On 11/30/2010 02:47 PM, Anthony Liguori wrote:
On 11/30/2010 01:15 AM, Paolo Bonzini wrote:
On 11/30/2010 03:11 AM, Anthony Liguori wrote:
BufferedFile should hit the qemu_file_rate_limit check when the socket
buffer gets filled up.
The problem is that the file rate limit is not hit because work is
done elsewhere. The rate can limit the bandwidth used and makes QEMU
aware that socket operations may block (because that's what the
buffered file freeze/unfreeze logic does); but it cannot be used to
limit the _time_ spent in the migration code.
Yes, it can, if you set the rate limit sufficiently low.
You mean, just like you can drive a car without brakes by keeping the
speed sufficiently low.
[..] accounting zero pages as full sized
pages should "fix" the problem.
I know you used quotes, but it's a very very generous definition of fix.
Both these proposed "fixes" are nothing more than workarounds, and
even particularly ugly ones. The worst thing about them is that there
is no guarantee of migration finishing in a reasonable time, or at all.
If you account zero pages as full, you don't use effectively the
bandwidth that was allotted to you, you use only 0.2% of it (8/4096).

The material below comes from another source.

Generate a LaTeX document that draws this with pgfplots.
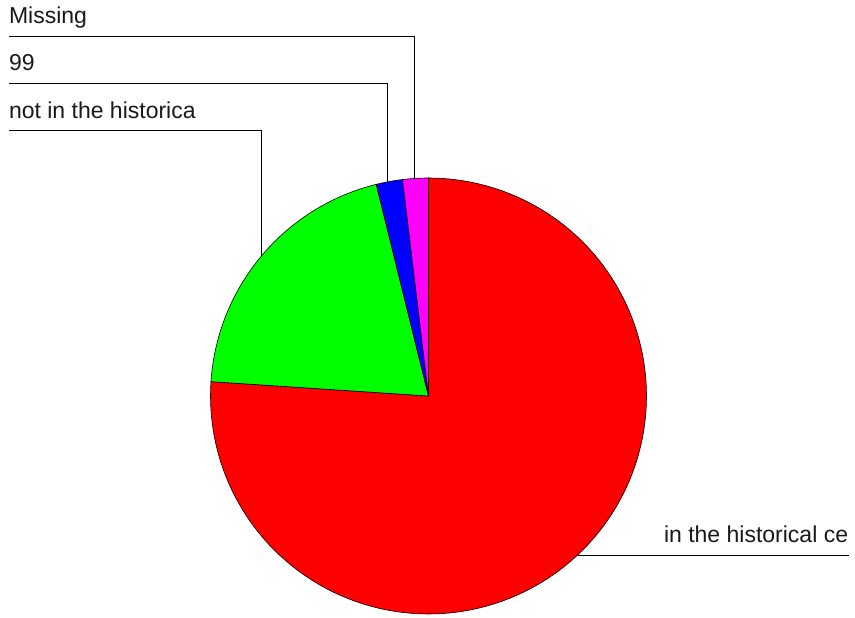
\documentclass[border=0pt]{standalone}
\usepackage{pgfplots}
\usepackage{pgfplotstable}
\pgfplotsset{compat=1.18}
\usepackage{fontspec}
\setmainfont{Liberation Sans}
\pgfplotstableread{
value
76.05
20.1
1.95
1.9
}\piedata
\pgfplotstablegetelem{0}{value}\of\piedata \let\vA\pgfplotsretval
\pgfplotstablegetelem{1}{value}\of\piedata \let\vB\pgfplotsretval
\pgfplotstablegetelem{2}{value}\of\piedata \let\vC\pgfplotsretval
\pgfplotstablegetelem{3}{value}\of\piedata \let\vD\pgfplotsretval
\pgfmathsetmacro{\aA}{90}
\pgfmathsetmacro{\aB}{\aA-3.6*\vA}
\pgfmathsetmacro{\aC}{\aB-3.6*\vB}
\pgfmathsetmacro{\aD}{\aC-3.6*\vC}
\pgfmathsetmacro{\aE}{\aD-3.6*\vD}
\tikzset{lbl/.style={font=\fontsize{23bp}{27bp}\selectfont, inner sep=0pt, outer sep=0pt, anchor=base west, text=black!90}}
\begin{document}
\begin{tikzpicture}
\useasboundingbox (0,0) rectangle (855bp,618bp);
\begin{axis}[
  at={(428.5bp,222bp)}, anchor=center,
  scale only axis, width=436bp, height=436bp,
  xmin=-1, xmax=1, ymin=-1, ymax=1,
  hide axis, clip=false,
]
\addplot[fill={rgb,255:red,255;green,0;blue,0}, draw=black, line width=0.6bp, domain=\aB:\aA, samples=150, variable=\t] ({cos(\t)},{sin(\t)}) -- (axis cs:0,0) -- cycle;
\addplot[fill={rgb,255:red,0;green,255;blue,0}, draw=black, line width=0.6bp, domain=\aC:\aB, samples=60, variable=\t] ({cos(\t)},{sin(\t)}) -- (axis cs:0,0) -- cycle;
\addplot[fill={rgb,255:red,0;green,0;blue,255}, draw=black, line width=0.6bp, domain=\aD:\aC, samples=10, variable=\t] ({cos(\t)},{sin(\t)}) -- (axis cs:0,0) -- cycle;
\addplot[fill={rgb,255:red,255;green,0;blue,255}, draw=black, line width=0.6bp, domain=\aE:\aD, samples=10, variable=\t] ({cos(\t)},{sin(\t)}) -- (axis cs:0,0) -- cycle;
% leader lines
\addplot[black, line width=0.8bp, mark=none] coordinates {(-1.9243,1.6491) (-0.0665,1.6491) (-0.0665,0.9977)};
\addplot[black, line width=0.8bp, mark=none] coordinates {(-1.9243,1.4358) (-0.1881,1.4358) (-0.1881,0.9822)};
\addplot[black, line width=0.8bp, mark=none] coordinates {(-1.9243,1.2170) (-0.7670,1.2170) (-0.7670,0.6417)};
\addplot[black, line width=0.8bp, mark=none] coordinates {(0.6835,-0.7317) (1.9289,-0.7317)};
\node[lbl] at (axis cs:-1.9243,1.7064) {Missing};
\node[lbl] at (axis cs:-1.9243,1.4931) {99};
\node[lbl] at (axis cs:-1.9243,1.2743) {not in the historica};
\node[lbl] at (axis cs:1.0803,-0.6743) {in the historical ce};
\end{axis}
\end{tikzpicture}
\end{document}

It then takes an exaggerate amount of time to start iteration on pages
that matter. If you set the bandwidth low, instead, you do not have the
bandwidth you need in order to converge.
Even from an aesthetic point of view, if there is such a thing, I don't
understand why you advocate conflating network bandwidth and CPU usage
into a single measurement. Nobody disagrees that all you propose is
nice to have, and that what Juan sent is a stopgap measure (though a
very effective one). However, this doesn't negate that Juan's
accounting patches make a lot of sense in the current design.
In the long term, we need a new dirty bit interface from kvm.ko that
uses a multi-level table. That should dramatically improve scan
performance. We also need to implement live migration in a separate
thread that doesn't carry qemu_mutex while it runs.
This may be a good way to fix it, but it's also basically a rewrite.